Sunday, November 25, 2018

→→Fifty Ways to Promote Teaching and Learning←←

Three leading legal education scholars have posted an important paper on teaching and learning on SSRN.  This article is likely to become a seminal article in legal education.

Fifty Ways to Promote Teaching and Learning by Gerald Hess, Michael Hunter Schwartz & Nancy Levit.


"Fifty Ways is a collection of faculty development ideas to support and improve legal education. The ideas fall into five categories: institutional and administrative support for teaching, adjunct professor support, feedback from students, collaborations with colleagues, and self-assessment, reflection, and personal development as a teacher."

From the Introduction:

"In 1999, the Journal of Legal Education published an important article for law schools seeking to improve the quality and quantity of faculty scholarly output, James Lindgren’s Fifty Ways to Promote Scholarship. Professor Lindgren detailed numerous ideas for improving scholarship and the intellectual life of a law school, reporting that at least one law school saw marked improvement in scholarly output after implementing a significant number of the ideas.

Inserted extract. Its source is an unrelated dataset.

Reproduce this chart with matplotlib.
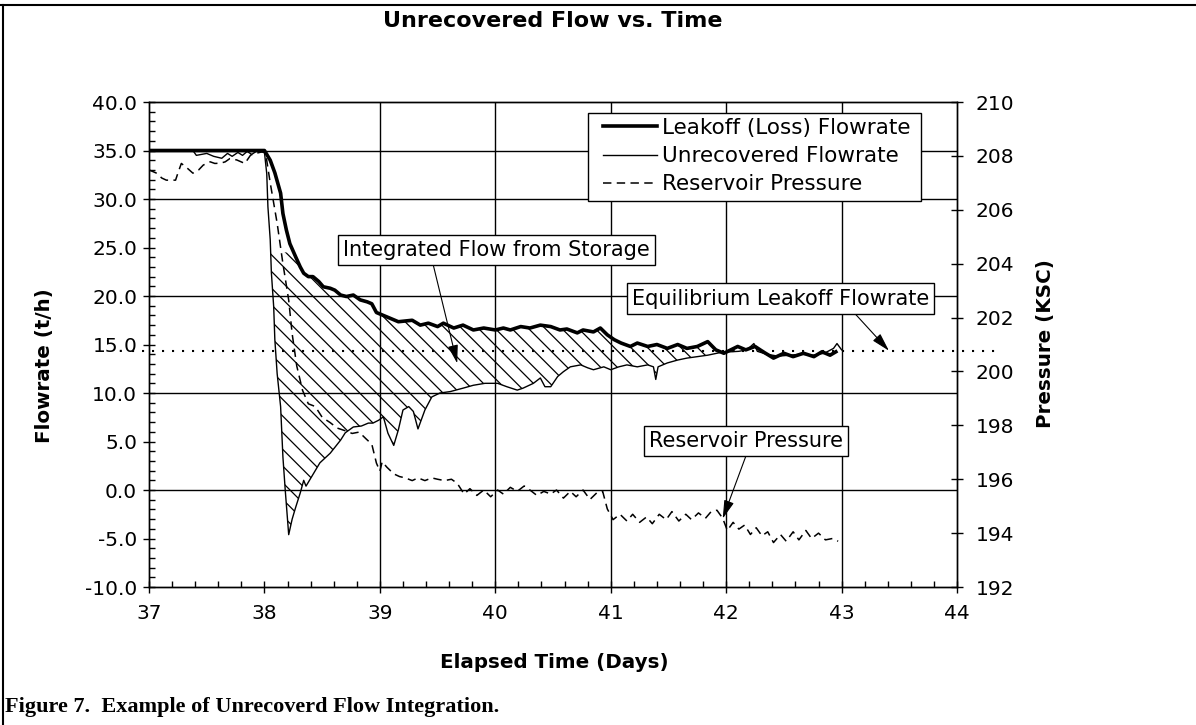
import numpy as np
import matplotlib.pyplot as plt
from matplotlib.lines import Line2D
from matplotlib.patches import Rectangle
from matplotlib.ticker import MultipleLocator

# Leakoff (Loss) Flowrate, t/h
leak_t = [37.0, 37.5, 38.0, 38.05, 38.09, 38.14, 38.16, 38.19, 38.22, 38.27, 38.31, 38.34,
          38.38, 38.42, 38.47, 38.51, 38.57, 38.61, 38.66, 38.71, 38.77, 38.83, 38.89, 38.93,
          38.97, 39.03, 39.09, 39.16, 39.2, 39.28, 39.35, 39.42, 39.5, 39.55, 39.64, 39.72,
          39.81, 39.9, 40.0, 40.07, 40.13, 40.22, 40.3, 40.39, 40.48, 40.56, 40.62, 40.71,
          40.76, 40.85, 40.91, 40.97, 41.03, 41.09, 41.17, 41.23, 41.32, 41.4, 41.49, 41.58,
          41.66, 41.75, 41.84, 41.91, 41.98, 42.04, 42.1, 42.17, 42.25, 42.32, 42.41, 42.5,
          42.58, 42.67, 42.76, 42.83, 42.9, 42.95]
leak_f = [35.0, 35.0, 35.0, 34.0, 32.7, 30.6, 28.5, 26.8, 25.4, 24.05, 23.0, 22.35,
          22.0, 22.0, 21.5, 20.95, 20.8, 20.6, 20.1, 19.95, 20.1, 19.6, 19.4, 19.2,
          18.3, 18.0, 17.7, 17.35, 17.4, 17.5, 17.0, 17.2, 16.85, 17.2, 16.7, 17.0,
          16.5, 16.7, 16.5, 16.7, 16.5, 16.85, 16.7, 17.0, 16.85, 16.5, 16.6, 16.2,
          16.5, 16.3, 16.7, 16.0, 15.5, 15.15, 14.8, 15.15, 14.8, 15.0, 14.6, 15.0,
          14.6, 14.8, 15.3, 14.45, 14.1, 14.45, 14.8, 14.45, 14.8, 14.25, 13.6, 14.1,
          13.75, 14.1, 13.75, 14.25, 13.9, 14.25]

# Unrecovered Flowrate, t/h
unrec_t = [37.0, 37.38, 37.41, 37.5, 37.56, 37.63, 37.68, 37.72, 37.77, 37.81, 37.85, 37.89,
           37.94, 38.0, 38.02, 38.03, 38.05, 38.06, 38.08, 38.09, 38.11, 38.14, 38.16, 38.18,
           38.21, 38.24, 38.27, 38.31, 38.34, 38.36, 38.41, 38.48, 38.57, 38.66, 38.70, 38.77,
           38.84, 38.9, 38.94, 38.99, 39.03, 39.07, 39.12, 39.16, 39.2, 39.25, 39.29, 39.33,
           39.39, 39.45, 39.52, 39.61, 39.72, 39.81, 39.91, 40.02, 40.1, 40.19, 40.24, 40.33,
           40.39, 40.43, 40.48, 40.54, 40.59, 40.65, 40.74, 40.8, 40.85, 40.94, 41.0, 41.07,
           41.14, 41.23, 41.32, 41.37, 41.39, 41.41, 41.49, 41.58, 41.66, 41.75, 41.84, 41.92,
           41.98, 42.04, 42.11, 42.18, 42.24, 42.27, 42.35, 42.45, 42.55, 42.65, 42.75, 42.85,
           42.93, 42.96, 43.0]
unrec_f = [35.0, 35.0, 34.5, 34.7, 34.4, 34.2, 34.7, 34.4, 34.8, 34.5, 34.9, 34.6,
           35.0, 34.8, 32.6, 29.2, 25.8, 22.4, 18.9, 15.5, 12.0, 8.6, 3.4, 0.0,
           -4.6, -3.0, -1.8, -0.3, 1.0, 0.4, 1.4, 2.8, 3.8, 5.15, 5.9, 6.5,
           6.6, 6.9, 6.9, 7.2, 7.55, 5.85, 4.6, 6.2, 8.25, 8.6, 8.1, 6.3,
           8.25, 9.6, 10.0, 10.15, 10.5, 10.8, 11.0, 11.0, 10.65, 10.3, 10.5, 11.0,
           11.55, 10.65, 10.65, 11.7, 12.2, 12.7, 12.9, 12.6, 12.4, 12.7, 12.4, 12.7,
           12.9, 12.7, 12.9, 12.7, 11.4, 12.7, 13.1, 13.4, 13.6, 13.75, 13.9, 14.1,
           14.25, 14.25, 14.3, 14.45, 15.1, 14.3, 14.0, 13.8, 13.9, 14.0, 13.9, 14.1,
           14.6, 15.1, 14.45]

# Reservoir Pressure, KSC
pres_t = [37.0, 37.07, 37.11, 37.15, 37.23, 37.25, 37.28, 37.33, 37.38, 37.43, 37.47, 37.53,
          37.57, 37.62, 37.66, 37.70, 37.76, 37.83, 37.88, 37.93, 37.98, 38.01, 38.05, 38.11,
          38.16, 38.21, 38.24, 38.28, 38.33, 38.38, 38.44, 38.50, 38.57, 38.63, 38.70, 38.76,
          38.82, 38.88, 38.93, 38.97, 39.0, 39.02, 39.06, 39.12, 39.17, 39.22, 39.28, 39.33,
          39.39, 39.45, 39.5, 39.56, 39.62, 39.67, 39.73, 39.78, 39.84, 39.9, 39.96, 40.02,
          40.07, 40.13, 40.19, 40.25, 40.3, 40.36, 40.42, 40.48, 40.53, 40.59, 40.65, 40.7,
          40.76, 40.82, 40.88, 40.93, 40.97, 41.02, 41.08, 41.14, 41.19, 41.25, 41.31, 41.36,
          41.42, 41.48, 41.53, 41.59, 41.65, 41.7, 41.76, 41.82, 41.87, 41.92, 41.97, 42.01,
          42.06, 42.11, 42.16, 42.21, 42.26, 42.31, 42.36, 42.41, 42.47, 42.52, 42.58, 42.63,
          42.69, 42.74, 42.8, 42.86, 42.92, 42.97]
pres_p = [207.48, 207.35, 207.18, 207.1, 207.1, 207.36, 207.72, 207.55, 207.36, 207.48, 207.66, 207.78,
          207.72, 207.73, 207.78, 207.9, 207.85, 207.72, 208.03, 208.1, 208.15, 208.1, 207.0, 205.5,
          204.0, 202.65, 201.4, 200.2, 199.3, 198.8, 198.7, 198.3, 198.1, 197.9, 197.8, 197.7,
          197.75, 197.5, 197.3, 196.6, 196.3, 196.65, 196.45, 196.2, 196.1, 196.05, 195.95, 196.05,
          195.95, 196.05, 196.0, 195.95, 196.0, 195.85, 195.45, 195.65, 195.4, 195.6, 195.35, 195.6,
          195.45, 195.7, 195.55, 195.75, 195.6, 195.4, 195.55, 195.45, 195.6, 195.3, 195.55, 195.35,
          195.6, 195.25, 195.5, 195.55, 194.9, 194.5, 194.7, 194.45, 194.7, 194.4, 194.6, 194.35,
          194.7, 194.5, 194.8, 194.45, 194.7, 194.5, 194.75, 194.55, 194.8, 194.85, 194.55, 194.1,
          194.4, 194.15, 194.3, 193.95, 194.2, 193.9, 194.05, 193.65, 193.95, 193.7, 194.05, 193.75,
          194.1, 193.8, 194.0, 193.75, 193.8, 193.7]

equil_flow = 14.36
equil_span = [36.85, 44.35]

day_ticks = list(range(37, 45))
flow_ticks = list(range(-10, 41, 5))
flow_labels = [f"{v:.1f}" for v in flow_ticks]
flow_grid = [35, 30, 20, 10, 0]
day_grid = [39, 40, 41, 42, 43]
pres_ticks = list(range(192, 211, 2))

plt.rcParams['font.family'] = 'DejaVu Sans'
plt.rcParams['hatch.linewidth'] = 0.9

fig = plt.figure(figsize=(11.96, 7.25), dpi=100)
ax = fig.add_axes([0.1246, 0.1903, 0.6756, 0.669])
ax2 = ax.twinx()

# hatched area between the two flow curves
grid = np.linspace(38.0, 42.35, 3000)
lo = np.interp(grid, unrec_t, unrec_f)
hi = np.minimum(np.interp(grid, leak_t, leak_f), 24.5)
ax.fill_between(grid, lo, hi, where=hi > lo, interpolate=True, facecolor='none',
                edgecolor='black', hatch='\\\\', linewidth=0, zorder=1)

for v in flow_grid:
    ax.axhline(v, color='black', lw=1.0, zorder=0.5)
for v in day_grid:
    ax.axvline(v, color='black', lw=1.0, zorder=0.5)

ax.plot(leak_t, leak_f, color='black', lw=2.6, zorder=3)
ax.plot(unrec_t, unrec_f, color='black', lw=1.0, zorder=3)
ax.plot(equil_span, [equil_flow, equil_flow], color='black', lw=1.5,
        dashes=(1, 3.8), clip_on=False, zorder=3)
ax2.plot(pres_t, pres_p, color='black', lw=1.1, dashes=(5.5, 3.5), zorder=3)

ax.set_xlim(37, 44)
ax.set_ylim(-10, 40)
ax2.set_ylim(192, 210)

ax.set_xticks(day_ticks)
ax.set_xticklabels([str(d) for d in day_ticks])
ax.xaxis.set_minor_locator(MultipleLocator(0.2))
ax.set_yticks(flow_ticks)
ax.set_yticklabels(flow_labels)
ax.yaxis.set_minor_locator(MultipleLocator(1.0))
ax2.set_yticks(pres_ticks)
ax2.set_yticklabels([str(p) for p in pres_ticks])

ax.tick_params(axis='both', which='major', direction='inout', length=9, width=1.0,
               labelsize=14.5, colors='black')
ax.tick_params(axis='y', which='major', pad=4)
ax.tick_params(axis='x', which='major', pad=8)
ax.tick_params(axis='both', which='minor', direction='in', length=4.5, width=1.0)
ax2.tick_params(axis='y', which='major', direction='inout', length=9, width=1.0,
                labelsize=14.5, pad=9)
for a in (ax, ax2):
    for s in a.spines.values():
        s.set_linewidth(1.0)

fig.text(553 / 1196, 1 - 21 / 725, "Unrecovered Flow vs. Time", ha='center', va='center',
         fontsize=16, fontweight='bold')
fig.text(554 / 1196, 1 - 662 / 725, "Elapsed Time (Days)", ha='center', va='center',
         fontsize=14.3, fontweight='bold')
fig.text(45 / 1196, 1 - 366 / 725, "Flowrate (t/h)", ha='center', va='center',
         rotation=90, fontsize=14.3, fontweight='bold')
fig.text(1045 / 1196, 1 - 344 / 725, "Pressure (KSC)", ha='center', va='center',
         rotation=90, fontsize=14.3, fontweight='bold')
fig.text(5 / 1196, 1 - 707 / 725, "Figure 7.  Example of Unrecoverd Flow Integration.",
         ha='left', va='center', fontsize=16, fontweight='bold', family='Liberation Serif')

# page frame (top and left edges)
fig.add_artist(Line2D([0, 1], [1 - 5 / 725, 1 - 5 / 725], transform=fig.transFigure,
                      color='black', lw=1.5))
fig.add_artist(Line2D([3 / 1196, 3 / 1196], [0, 1 - 5 / 725], transform=fig.transFigure,
                      color='black', lw=1.5))

box = dict(boxstyle='square,pad=0.25', facecolor='white', edgecolor='black', lw=1.0)
arrow = dict(arrowstyle='-|>,head_length=0.8,head_width=0.22', color='black', lw=0.8,
             mutation_scale=14, shrinkA=0, shrinkB=0)

ax2.annotate("Integrated Flow from Storage", xy=(39.67, 13.06), xycoords=ax.transData,
             xytext=(40.01, 24.74), textcoords=ax.transData, ha='center', va='center',
             fontsize=15, bbox=box, arrowprops=dict(arrow, relpos=(0.29, 0)), zorder=5)
ax2.annotate("Equilibrium Leakoff Flowrate", xy=(43.41, equil_flow), xycoords=ax.transData,
             xytext=(42.47, 19.74), textcoords=ax.transData, ha='center', va='center',
             fontsize=15, bbox=box, arrowprops=dict(arrow, relpos=(0.735, 0)), zorder=5)
ax2.annotate("Reservoir Pressure", xy=(41.97, 194.54), xycoords=ax2.transData,
             xytext=(42.17, 5.05), textcoords=ax.transData, ha='center', va='center',
             fontsize=15, bbox=box, arrowprops=dict(arrow, relpos=(0.51, 0)), zorder=5)

# legend: frame drawn as its own box so the padding matches the original
ax2.add_patch(Rectangle((588 / 1196, 1 - 201 / 725), 333 / 1196, 88 / 725,
                        transform=fig.transFigure, facecolor='white', edgecolor='black',
                        lw=1.0, clip_on=False, zorder=5.5))
handles = [Line2D([], [], color='black', lw=2.6),
           Line2D([], [], color='black', lw=1.0),
           Line2D([], [], color='black', lw=1.1, dashes=(5.5, 3.5))]
labels = ["Leakoff (Loss) Flowrate", "Unrecovered Flowrate", "Reservoir Pressure"]
leg = ax2.legend(handles, labels, loc='upper left', bbox_to_anchor=(603 / 1196, 1 - 118 / 725),
                 bbox_transform=fig.transFigure, borderaxespad=0, borderpad=0, fontsize=15.5,
                 frameon=False, handlelength=2.5, handletextpad=0.25, labelspacing=0.38)
leg.set_zorder(6)

fig.savefig("out.png", dpi=100)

This article addresses the other side of the coin, teaching. Most law schools make claims about the high-quality instruction students will receive. And we believe that all law school faculties and nearly all individual law professors aspire to excellence in the classroom. This article focuses on the efforts law schools and professors can make to fulfill that aspiration."

"We believe that a law school that implements many of these ideas will significantly expand its approach to developing teaching excellence and those changes will improve students’ learning. Implementing these ideas can also change law professors’ experiences as teachers. Growing as teachers can enhance professors’ passion and enthusiasm, which, in turn, will further enhance their effectiveness. Implementing some of the ideas in this article can produce the opposite of a vicious circle (a joyous circle?), creating a culture of continuous improvement."

We will have more comments on this very important article in a few days.